• [JOB]: All of the entries must be reproduced exactly, with no images carried over.

• [RECORDS SUPPLIED]:
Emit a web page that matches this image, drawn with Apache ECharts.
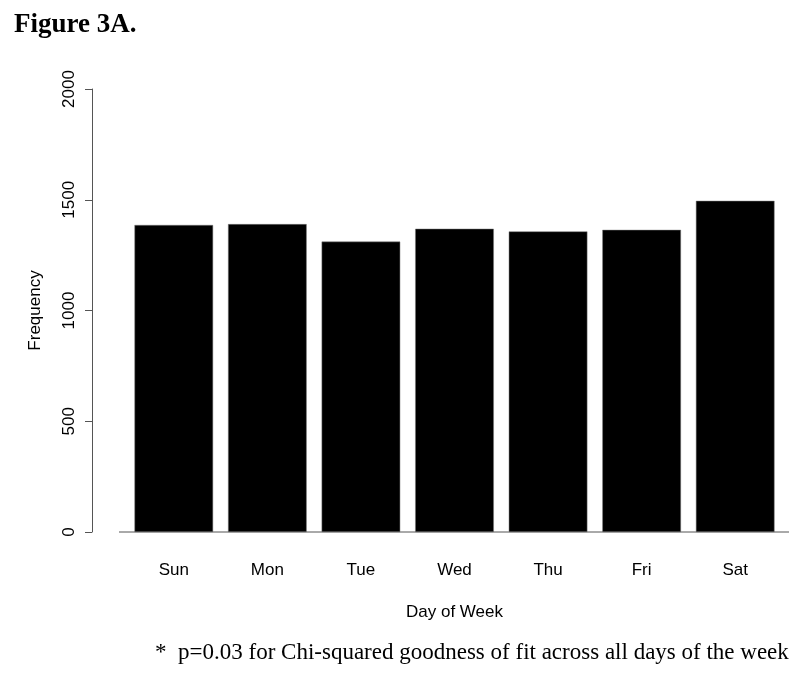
<!DOCTYPE html>
<html>
<head>
<meta charset="utf-8">
<script src="https://cdn.jsdelivr.net/npm/echarts@6/dist/echarts.min.js"></script>
<style>
  html, body { margin: 0; padding: 0; background: #fff; }
  #chart { width: 800px; height: 673px; }
</style>
</head>
<body>
<div id="chart"></div>
<script>
const days = ['Sun', 'Mon', 'Tue', 'Wed', 'Thu', 'Fri', 'Sat']
const frequency = [1386, 1390, 1311, 1369, 1357, 1364, 1495]
const yTicks = [0, 500, 1000, 1500, 2000]

const chart = echarts.init(document.getElementById('chart'))

const axisFont = { fontFamily: 'Liberation Sans, Arial, sans-serif', fontSize: 17, color: '#000' }

chart.setOption({
  animation: false,
  title: [{
    text: 'Figure 3A.',
    left: 9, top: 7,
    textStyle: { fontFamily: 'Liberation Serif, Times New Roman, serif', fontWeight: 'bold', fontSize: 27, color: '#000' }
  }, {
    text: '*  p=0.03 for Chi-squared goodness of fit across all days of the week',
    left: 150, top: 636,
    textStyle: { fontFamily: 'Liberation Serif, Times New Roman, serif', fontWeight: 'normal', fontSize: 23, color: '#000' }
  }],
  grid: { left: 127, right: 18, top: 89, bottom: 141 },
  xAxis: {
    type: 'category',
    data: days,
    name: 'Day of Week',
    nameLocation: 'middle',
    nameGap: 72,
    nameTextStyle: axisFont,
    axisLine: { show: false },
    axisTick: { show: false },
    axisLabel: { ...axisFont, margin: 30 }
  },
  yAxis: {
    type: 'value',
    min: yTicks[0],
    max: yTicks[yTicks.length - 1],
    interval: 500,
    offset: 35,
    name: 'Frequency',
    nameLocation: 'middle',
    nameGap: 48,
    nameTextStyle: axisFont,
    axisLine: { show: true, lineStyle: { color: '#555', width: 1 } },
    axisTick: { show: true, length: 7, lineStyle: { color: '#555' } },
    axisLabel: { ...axisFont, rotate: 90, margin: 14, formatter: v => String(v) },
    splitLine: { show: false }
  },
  series: [{
    type: 'bar',
    data: frequency,
    barCategoryGap: '16%',
    itemStyle: { color: '#000', borderColor: '#777', borderWidth: 0.5 }
  }]
})

// x axis baseline, R-style: extends a little beyond the bars
const y0 = chart.convertToPixel({ yAxisIndex: 0 }, 0)
chart.setOption({
  graphic: [{
    type: 'line',
    shape: { x1: 119, y1: y0, x2: 789, y2: y0 },
    style: { stroke: '#555', lineWidth: 1 }
  }]
})
</script>
</body>
</html>
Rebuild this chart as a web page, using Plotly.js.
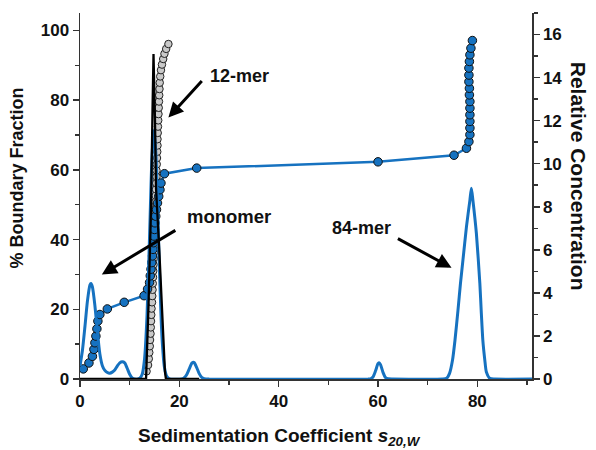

• [EXERCISE RESULT]:
Emit a web page that matches this image, drawn with Apache ECharts.
<!DOCTYPE html>
<html>
<head>
<meta charset="utf-8">
<script src="https://cdn.jsdelivr.net/npm/echarts@6/dist/echarts.min.js"></script>
<style>
  html, body { margin: 0; padding: 0; background: #fff; }
  #chart { width: 800px; height: 673px; }
</style>
</head>
<body>
<div id="chart"></div>
<script>
const days = ['Sun', 'Mon', 'Tue', 'Wed', 'Thu', 'Fri', 'Sat']
const frequency = [1386, 1390, 1311, 1369, 1357, 1364, 1495]
const yTicks = [0, 500, 1000, 1500, 2000]

const chart = echarts.init(document.getElementById('chart'))

const axisFont = { fontFamily: 'Liberation Sans, Arial, sans-serif', fontSize: 17, color: '#000' }

chart.setOption({
  animation: false,
  title: [{
    text: 'Figure 3A.',
    left: 9, top: 7,
    textStyle: { fontFamily: 'Liberation Serif, Times New Roman, serif', fontWeight: 'bold', fontSize: 27, color: '#000' }
  }, {
    text: '*  p=0.03 for Chi-squared goodness of fit across all days of the week',
    left: 150, top: 636,
    textStyle: { fontFamily: 'Liberation Serif, Times New Roman, serif', fontWeight: 'normal', fontSize: 23, color: '#000' }
  }],
  grid: { left: 127, right: 18, top: 89, bottom: 141 },
  xAxis: {
    type: 'category',
    data: days,
    name: 'Day of Week',
    nameLocation: 'middle',
    nameGap: 72,
    nameTextStyle: axisFont,
    axisLine: { show: false },
    axisTick: { show: false },
    axisLabel: { ...axisFont, margin: 30 }
  },
  yAxis: {
    type: 'value',
    min: yTicks[0],
    max: yTicks[yTicks.length - 1],
    interval: 500,
    offset: 35,
    name: 'Frequency',
    nameLocation: 'middle',
    nameGap: 48,
    nameTextStyle: axisFont,
    axisLine: { show: true, lineStyle: { color: '#555', width: 1 } },
    axisTick: { show: true, length: 7, lineStyle: { color: '#555' } },
    axisLabel: { ...axisFont, rotate: 90, margin: 14, formatter: v => String(v) },
    splitLine: { show: false }
  },
  series: [{
    type: 'bar',
    data: frequency,
    barCategoryGap: '16%',
    itemStyle: { color: '#000', borderColor: '#777', borderWidth: 0.5 }
  }]
})

// x axis baseline, R-style: extends a little beyond the bars
const y0 = chart.convertToPixel({ yAxisIndex: 0 }, 0)
chart.setOption({
  graphic: [{
    type: 'line',
    shape: { x1: 119, y1: y0, x2: 789, y2: y0 },
    style: { stroke: '#555', lineWidth: 1 }
  }]
})
</script>
</body>
</html>
Rebuild this chart as a web page, using Plotly.js.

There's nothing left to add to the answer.